# Crear tablero para auto con display SC2004A



## DJ DRACO (May 7, 2009)

Mi idea es la de hacer un tablero completo para un automóvil cualquiera, utilizando solamente:

1 - PIC18F1320 pues al parecer es muy completo y tiene salida que se puede utilizar para LCD.
1 - SC2004A Display LCD inteligente de 16 pines, 20 caracteres por 4 lineas.Cada caracter de 5x7 pixeles.
1 - Sensor de temperatura DS18B20 ó LM35.
1 - Toma del velocímetro.
1 - Toma del tacómetro.
1 - Sensor de presion de aceite.
1 - Nivel de agua.

Lo que quiero hacer es que en ese tablero se muestren cada medio segundo los valores de:

1) Velocidad.
2) RPM.
3) Temperatura del motor.
4) Presion de aceite.
5) Nivel de agua.
6) Kilometraje total recorrido
7) Kilometraje reseteable (o sea odómetro)

Por otra parte a ese display quiero agregarle en el tablero un diseño del vehículo hecho en led's redondos y rectangulares para indicar que luces estan encendidas, que puertas se encuentran mal cerradas o abiertas.

Para el diseño del circuito del microcontrolador hallé un circuito que es muy bueno, pero que no tiene firmware, yo digo hacer algo similar a esto y compilarle el programa al PIC. 
Obviamente ese circuito no creo que sirva porque el display es de 16 caracteres por 2 lineas. y nuestro display seria de 20 caracteres por 4 lineas.
Si bien ambos tienen 16 pines.

Voy a ir subiendo los esquemas y formatos basicos del diseño del tablero completo, y espero que me vayana ayudando.

saludos.


----------



## Guest (May 7, 2009)

Y el indicador de combustible?


----------



## fernandoae (May 7, 2009)

"Para el diseño del circuito del microcontrolador hallé un circuito que es muy bueno, pero que no tiene firmware, yo digo hacer algo similar a esto y compilarle el programa al PIC."
Y subalo compañero! que espera? jeje. Es un buen proyecto asi que estoy dispuesto a ayudar.
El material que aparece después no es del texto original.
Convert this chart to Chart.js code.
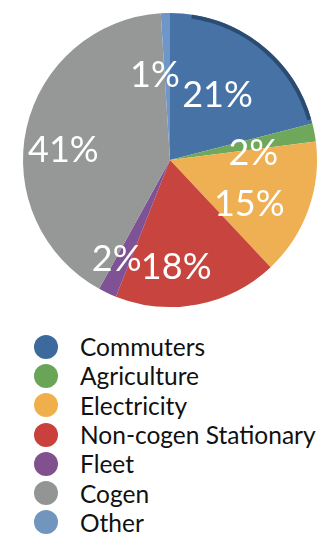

Si es un auto con inyección electrónica la señal de velocidad la podès tomar de los sensores del abs (preferiblemente de los de atràs... para que no indique mal cuando sacàs el auto patinando)... la del tacòmetro del sensor de posicion del cigueñal.... el nivel de agua generalmente es del tipo on-off asiq no hay mucho que medir... en definitiva eso va a depender de cada vehiculo.
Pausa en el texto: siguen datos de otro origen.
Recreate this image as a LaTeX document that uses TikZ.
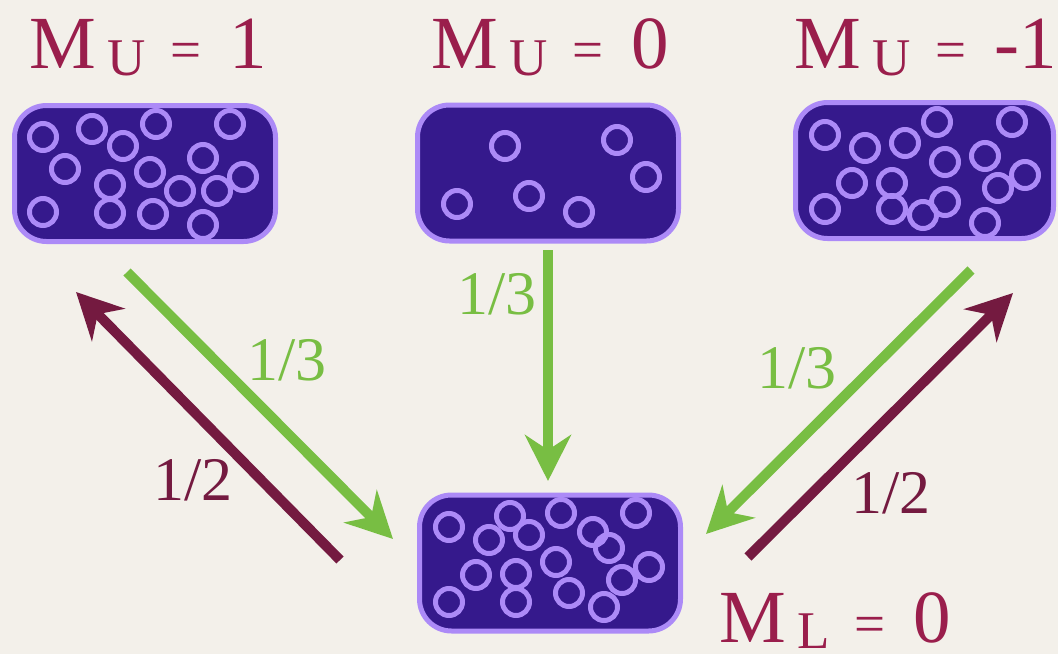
\documentclass[tikz,border=0pt]{standalone}
\usepackage{fontspec}
\setmainfont{Liberation Serif}
\usetikzlibrary{arrows.meta}
\definecolor{bg}{HTML}{F3F0EA}
\definecolor{boxfill}{HTML}{35198C}
\definecolor{boxline}{HTML}{AC8AF7}
\definecolor{lbl}{HTML}{9A1E4C}
\definecolor{darkarr}{HTML}{741A40}
\definecolor{grn}{HTML}{78BE43}
\newcommand\mlab[3]{\fontsize{75}{75}\selectfont M\hspace{12pt}\raisebox{#3}{\fontsize{53}{53}\selectfont #1}\hspace{24pt}{\fontsize{55}{55}\selectfont =}\hspace{28pt}#2}
\begin{document}
\begin{tikzpicture}[x=1pt,y=-1pt,
  box/.style={draw=boxline, fill=boxfill, line width=5pt, rounded corners=32pt,
    minimum width=261pt, minimum height=136pt, inner sep=0pt},
  dot/.style={draw=boxline, line width=5pt},
  tip/.style={-{Stealth[length=46pt,width=46pt,inset=15pt]}},
  garrow/.style={draw=grn, line width=10pt, tip},
  darrow/.style={draw=darkarr, line width=10pt, tip},
  mlabel/.style={text=lbl, anchor=base west, inner sep=0pt},
  glabel/.style={text=grn, anchor=base, inner sep=0pt, font=\fontsize{62}{62}\selectfont},
  dlabel/.style={text=darkarr, anchor=base, inner sep=0pt, font=\fontsize{62}{62}\selectfont}]
\fill[bg] (0,0) rectangle (1058,654);
\useasboundingbox (0,0) rectangle (1058,654);
% boxes
\node[box] (b1) at (145,173.5) {};
\node[box] (b2) at (548,173) {};
\node[box, minimum width=258pt] (b3) at (924.5,170.5) {};
\node[box] (b4) at (550,563) {};
% circles
\foreach \p in {(43,137),(92,129),(156,124),(230,124),(123,146),(65,169),(203,158),(150,172),(110,185),(180,191),(217,191),(243,177),(43,212),(110,213),(153,214),(203,225)}
  \draw[dot] \p circle[radius=13.5];
\foreach \p in {(505,146),(617,140),(646,177),(529,196),(457,204),(579,212)}
  \draw[dot] \p circle[radius=13.5];
\foreach \p in {(825,135),(937,122),(1012,122),(865,148),(905,143),(945,162),(985,156),(852,183),(892,183),(1025,175),(998,188),(945,202),(825,209),(892,209),(923,215),(985,223)}
  \draw[dot] \p circle[radius=13.5];
\foreach \p in {(449,527),(510,516),(561,513),(636,513),(489,540),(529,535),(593,532),(609,548),(556,562),(476,575),(516,574),(649,567),(622,580),(449,602),(516,602),(569,593),(604,607)}
  \draw[dot] \p circle[radius=13.5];
% labels
\node[mlabel] (l1) at (29,68) {\mlab{U}{1}{-7pt}};
\node[mlabel] (l2) at (431,68) {\mlab{U}{0}{-7pt}};
\node[mlabel] (l3) at (794,68) {\mlab{U}{-1}{-7pt}};
\node[mlabel] (l4) at (719,642) {\mlab{L}{0}{-6pt}};
% arrow end points
\coordinate (g1s) at (127,272);
\coordinate (g1e) at (393,539);
\coordinate (d1s) at (340,560);
\coordinate (d1e) at (76,292);
\coordinate (g2s) at (548,250);
\coordinate (g2e) at (548,481);
\coordinate (g3s) at (971,270);
\coordinate (g3e) at (706,534);
\coordinate (d3s) at (748,557);
\coordinate (d3e) at (1013,293);
\draw[garrow] (g1s) -- (g1e);
\draw[darrow] (d1s) -- (d1e);
\draw[garrow] (g2s) -- (g2e);
\draw[garrow] (g3s) -- (g3e);
\draw[darrow] (d3s) -- (d3e);
% fractions
\node[glabel] (f1) at (497,314) {1/3};
\node[glabel] (f2) at (287,380) {1/3};
\node[dlabel] (f3) at (193,500) {1/2};
\node[glabel] (f4) at (797,388) {1/3};
\node[dlabel] (f5) at (891,513) {1/2};
\end{tikzpicture}
\end{document}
"Por otra parte a ese display quiero agregarle en el tablero un diseño del vehículo hecho en led's redondos y rectangulares para indicar que luces estan encendidas, que puertas se encuentran mal cerradas o abiertas. "
En vez de poner un indicador de que luces estàn encendidas se podrìa poner una resistencia de sensado de corriente (shunt) en el positivo de cada luz para detectar tambièn si la làmpara està quemada.
Y lo de las puertas es un quilombo porque hay que pasar cables individuales para cada una  y por experiencia te digo que lleva algo de tiempo.

Para hacer el display  lo mas profesional y bonito serìa imprimir un diseño en papel para transparencias e iluminar cada parte desde atràs con un led smd...
O si es un display comùn de 7 segmentos le podès poner làmina de polarizado encima asi solo se ve cuando està encendido, queda bueno...


----------



## DJ DRACO (May 9, 2009)

En realidad me olvide del combustible, obviamente hay q agregar unos vúmetros de led's para indicar niveles de combustible etc...
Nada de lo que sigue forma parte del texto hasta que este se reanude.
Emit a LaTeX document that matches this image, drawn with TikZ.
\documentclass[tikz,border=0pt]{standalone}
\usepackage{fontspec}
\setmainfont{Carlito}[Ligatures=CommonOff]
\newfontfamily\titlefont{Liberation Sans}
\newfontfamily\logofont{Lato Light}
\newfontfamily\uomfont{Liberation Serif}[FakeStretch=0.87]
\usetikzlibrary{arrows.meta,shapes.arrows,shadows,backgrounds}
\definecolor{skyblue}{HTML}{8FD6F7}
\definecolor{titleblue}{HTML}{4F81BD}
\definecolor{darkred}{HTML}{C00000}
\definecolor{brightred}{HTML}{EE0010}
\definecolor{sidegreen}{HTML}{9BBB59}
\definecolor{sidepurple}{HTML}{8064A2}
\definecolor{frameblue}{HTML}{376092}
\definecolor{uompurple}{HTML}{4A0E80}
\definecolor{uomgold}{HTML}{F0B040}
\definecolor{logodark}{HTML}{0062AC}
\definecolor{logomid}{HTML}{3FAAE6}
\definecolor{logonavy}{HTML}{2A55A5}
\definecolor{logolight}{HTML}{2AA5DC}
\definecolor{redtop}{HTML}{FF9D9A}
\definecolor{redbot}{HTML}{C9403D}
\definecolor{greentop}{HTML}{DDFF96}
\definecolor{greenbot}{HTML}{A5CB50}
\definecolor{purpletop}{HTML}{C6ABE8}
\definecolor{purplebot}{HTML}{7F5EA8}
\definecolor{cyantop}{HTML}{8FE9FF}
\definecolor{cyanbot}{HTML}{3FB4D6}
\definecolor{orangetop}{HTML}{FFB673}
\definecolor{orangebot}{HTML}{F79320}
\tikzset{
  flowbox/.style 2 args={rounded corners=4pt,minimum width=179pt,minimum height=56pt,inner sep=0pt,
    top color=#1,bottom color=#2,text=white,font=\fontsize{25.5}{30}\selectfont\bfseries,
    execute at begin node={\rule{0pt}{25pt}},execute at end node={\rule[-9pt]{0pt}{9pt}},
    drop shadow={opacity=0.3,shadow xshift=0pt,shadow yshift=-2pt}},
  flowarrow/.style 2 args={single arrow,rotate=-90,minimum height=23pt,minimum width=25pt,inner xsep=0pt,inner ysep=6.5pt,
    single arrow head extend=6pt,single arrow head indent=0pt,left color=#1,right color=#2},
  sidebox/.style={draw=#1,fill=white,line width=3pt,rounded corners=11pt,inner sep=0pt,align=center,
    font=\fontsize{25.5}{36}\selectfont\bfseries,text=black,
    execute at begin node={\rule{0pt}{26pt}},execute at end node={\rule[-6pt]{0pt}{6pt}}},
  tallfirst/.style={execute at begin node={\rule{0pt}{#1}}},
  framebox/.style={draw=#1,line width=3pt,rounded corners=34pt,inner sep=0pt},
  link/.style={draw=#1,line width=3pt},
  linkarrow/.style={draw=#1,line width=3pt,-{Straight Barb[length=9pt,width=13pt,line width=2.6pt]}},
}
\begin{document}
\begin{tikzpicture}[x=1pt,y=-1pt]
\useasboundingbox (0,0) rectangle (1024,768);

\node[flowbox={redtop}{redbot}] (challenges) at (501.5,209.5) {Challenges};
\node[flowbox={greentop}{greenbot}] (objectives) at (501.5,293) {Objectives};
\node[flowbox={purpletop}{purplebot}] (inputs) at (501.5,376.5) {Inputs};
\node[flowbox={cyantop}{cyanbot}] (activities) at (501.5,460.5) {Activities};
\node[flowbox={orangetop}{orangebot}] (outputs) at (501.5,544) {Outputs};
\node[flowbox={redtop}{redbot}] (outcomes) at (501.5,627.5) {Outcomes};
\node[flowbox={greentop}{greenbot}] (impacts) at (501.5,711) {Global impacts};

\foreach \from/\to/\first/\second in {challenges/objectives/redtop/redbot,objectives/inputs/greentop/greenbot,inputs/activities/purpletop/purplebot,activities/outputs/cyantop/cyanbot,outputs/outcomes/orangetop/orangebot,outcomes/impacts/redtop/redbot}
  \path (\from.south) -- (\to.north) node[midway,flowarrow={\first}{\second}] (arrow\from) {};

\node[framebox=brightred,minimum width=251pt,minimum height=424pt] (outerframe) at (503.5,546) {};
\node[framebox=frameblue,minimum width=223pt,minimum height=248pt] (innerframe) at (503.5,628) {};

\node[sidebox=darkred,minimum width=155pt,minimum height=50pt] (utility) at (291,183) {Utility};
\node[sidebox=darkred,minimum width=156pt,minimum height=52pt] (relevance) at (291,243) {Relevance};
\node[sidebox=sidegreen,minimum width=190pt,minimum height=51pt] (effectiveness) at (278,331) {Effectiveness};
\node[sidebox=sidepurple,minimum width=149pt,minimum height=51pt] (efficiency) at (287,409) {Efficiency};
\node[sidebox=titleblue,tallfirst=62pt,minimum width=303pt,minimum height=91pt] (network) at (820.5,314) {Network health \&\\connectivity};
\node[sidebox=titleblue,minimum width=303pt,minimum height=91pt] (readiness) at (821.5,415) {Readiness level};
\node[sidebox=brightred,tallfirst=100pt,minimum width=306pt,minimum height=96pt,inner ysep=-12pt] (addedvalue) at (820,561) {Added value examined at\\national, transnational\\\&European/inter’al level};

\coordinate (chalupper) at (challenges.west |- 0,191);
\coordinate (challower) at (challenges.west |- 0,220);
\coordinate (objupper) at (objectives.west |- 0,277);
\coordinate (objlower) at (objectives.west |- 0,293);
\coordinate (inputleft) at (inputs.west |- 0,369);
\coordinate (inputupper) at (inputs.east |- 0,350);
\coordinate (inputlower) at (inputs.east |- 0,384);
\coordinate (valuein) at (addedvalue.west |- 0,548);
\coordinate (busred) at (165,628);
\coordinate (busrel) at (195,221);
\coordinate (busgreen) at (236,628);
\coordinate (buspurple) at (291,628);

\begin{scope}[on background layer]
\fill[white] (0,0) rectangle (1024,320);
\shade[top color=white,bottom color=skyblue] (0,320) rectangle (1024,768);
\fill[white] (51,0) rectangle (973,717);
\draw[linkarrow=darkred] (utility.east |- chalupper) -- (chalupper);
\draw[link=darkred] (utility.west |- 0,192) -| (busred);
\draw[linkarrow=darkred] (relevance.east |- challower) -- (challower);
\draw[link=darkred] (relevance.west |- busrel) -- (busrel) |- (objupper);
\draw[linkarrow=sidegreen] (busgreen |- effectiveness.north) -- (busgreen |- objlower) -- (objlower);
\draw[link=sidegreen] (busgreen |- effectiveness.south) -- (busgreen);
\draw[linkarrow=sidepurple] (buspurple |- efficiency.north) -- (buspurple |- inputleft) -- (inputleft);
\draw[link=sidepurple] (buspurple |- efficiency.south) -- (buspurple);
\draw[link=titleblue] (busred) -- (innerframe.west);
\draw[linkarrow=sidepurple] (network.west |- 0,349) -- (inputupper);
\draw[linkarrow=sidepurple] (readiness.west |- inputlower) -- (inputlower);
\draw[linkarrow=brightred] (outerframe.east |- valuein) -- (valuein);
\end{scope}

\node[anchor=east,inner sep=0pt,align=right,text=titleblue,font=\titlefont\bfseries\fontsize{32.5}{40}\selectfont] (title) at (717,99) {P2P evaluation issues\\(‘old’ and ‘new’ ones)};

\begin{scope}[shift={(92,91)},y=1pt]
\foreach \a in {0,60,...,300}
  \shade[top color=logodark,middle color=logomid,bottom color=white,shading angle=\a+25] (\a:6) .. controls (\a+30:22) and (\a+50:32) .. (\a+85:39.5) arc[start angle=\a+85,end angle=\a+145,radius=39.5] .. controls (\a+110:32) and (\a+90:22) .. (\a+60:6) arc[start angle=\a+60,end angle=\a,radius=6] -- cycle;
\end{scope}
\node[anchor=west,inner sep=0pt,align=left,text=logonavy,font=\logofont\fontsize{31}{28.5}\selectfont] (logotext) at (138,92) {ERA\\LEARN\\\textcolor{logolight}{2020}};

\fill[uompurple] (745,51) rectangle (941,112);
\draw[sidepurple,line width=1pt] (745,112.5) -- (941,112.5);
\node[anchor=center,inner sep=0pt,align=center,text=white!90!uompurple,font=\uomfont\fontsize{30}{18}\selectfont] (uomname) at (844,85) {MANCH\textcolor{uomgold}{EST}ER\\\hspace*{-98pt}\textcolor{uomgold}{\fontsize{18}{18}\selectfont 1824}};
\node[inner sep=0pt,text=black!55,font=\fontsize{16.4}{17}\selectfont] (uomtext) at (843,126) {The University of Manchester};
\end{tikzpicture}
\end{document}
el display es inteligente de 20 caracteres por 4 lineas, esos de fondo verde y letras negras.

la onda no es hacerlo muy fantastico, solo q se puedan leer los valores en el display y los agregados de led's como vúmetros y lo de las luces y puertas.

el tema del programa del PIC, la verdad es q no tengo mucha idea, recien estoy estudiando como hacer un programa basico.

tengo para programar en C, lo cual me dijeron q esta muy bueno por varios aspectos.

pronto vamos a ir armanodo entre todos este proyecto.


----------



## fernandoae (May 9, 2009)

Cuanto pagaste por tu display 20x4? estàn medios caros 

Yo pensè que sabias de pics  buscà *EDITADO POR DANO* el niple 5 que *EDITADO POR DANO* . espero que no me editen esto como me hicieron en otros post....
Es un soft que te permite hacer el programa para el pic con diagramas de flujo... estâ muy bueno!


----------



## DJ DRACO (May 9, 2009)

me parece q ya t lo editaron.


----------



## fernandoae (May 9, 2009)

Che pero yo solo digo donde està el programa, si alguien quiere tomar acciones legales es problema para taringa que es el que tiene el programa y una descripcion, etc... no para el foro!Ahh igual si a alguien le interesa me lo pide al mail y listo!


----------



## feralm (Ago 27, 2010)

hola master muy puen proyecto estoy interesado en hacerlo, pudiste terminar el proyecto? o sabes como hacerlo me gustaria un poquito de ayuda para poder hacerlo


----------



## jorge513 (May 2, 2012)

buenas tardes soy un aficionado de la electronica,es un buen proyecto faltaria la programacion del pic para ver como funciona tefelicito por el esquema


----------